Who am I is a fun game that requires some preparation. Choose some well-known real people, and some fictional characters. Write the individual names on paper and tape a paper to each person's back. Each participant goal is a figure out who they are. They have to ask coworkers to find the answers. Answerers may not mention their names directly, and can only answer yes or no. The game ends when all participants can guess who the name on the paper is. To make the game easier, you can create a theme. For example, you can give a clue to all participants that the theme this time is Hollywood actors.
- Word association
Word association is a quick and easy game to learn how teams think. Make a list of ten words, and you can change the number based on your needs. Next, each participant writes one word through ten on a piece of paper and reads each worn. Let employees think about what sentences come to their minds after listening to all the words from coworkers.
After the lists are complete, teammates will share the response to each word. This game is interesting because we can understand how employees make connections and their logic.
- Superhero wars
Divide the room into two to four people per team. Every person must choose one superhero, such as Iron Man, Katniss, Gandalf, and take on their powers. Teams now go to battle verbally. You can see how excited they are to defend their superheroes to keep winning, while the creativity of each employee creates good stories. The group leader decides which superhero team wins the war.
- Talent show
Every employee has the opportunity to show their talents in front of coworkers.
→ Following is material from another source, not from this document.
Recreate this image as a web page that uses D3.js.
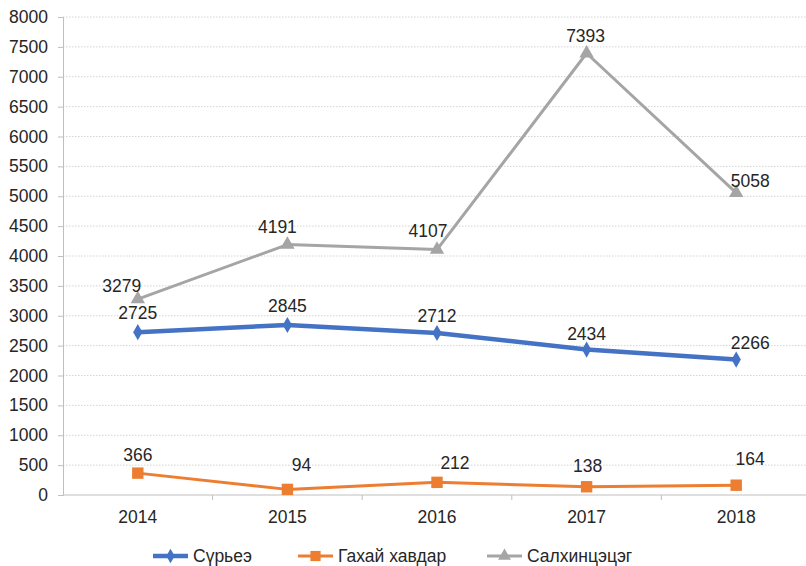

The talents might be anything, starting from singing, card tricks, stand up comedy, or teaching new skills. The more random, the better icebreaker will be.
- Song scramble
This is a unique game that can be played for small groups. Each participant will choose a song they like and sing it, then they stop suddenly at one word, and appoint a coworker to continue the word with a song of their own choice. Continue the game until there are only two players left who can continue one word to the new song.
- Would you rather
The group leader points to one of the participants and asks a question such as "would you rather eat at the restaurant or fine dining at the hotel?" After answering the question, that person points to other participants and asks the next question. Let each participant prepare fun questions, so that the office atmosphere becomes cheerful and lots of conversations go on.
Icebreaker games, activities and ideas are needed to help employees reduce stress, tension, restore focus, or prepare before they start work or meetings. Icebreaker activities for small groups can be a means to strengthen relationships with coworkers and create a positive culture in the organization.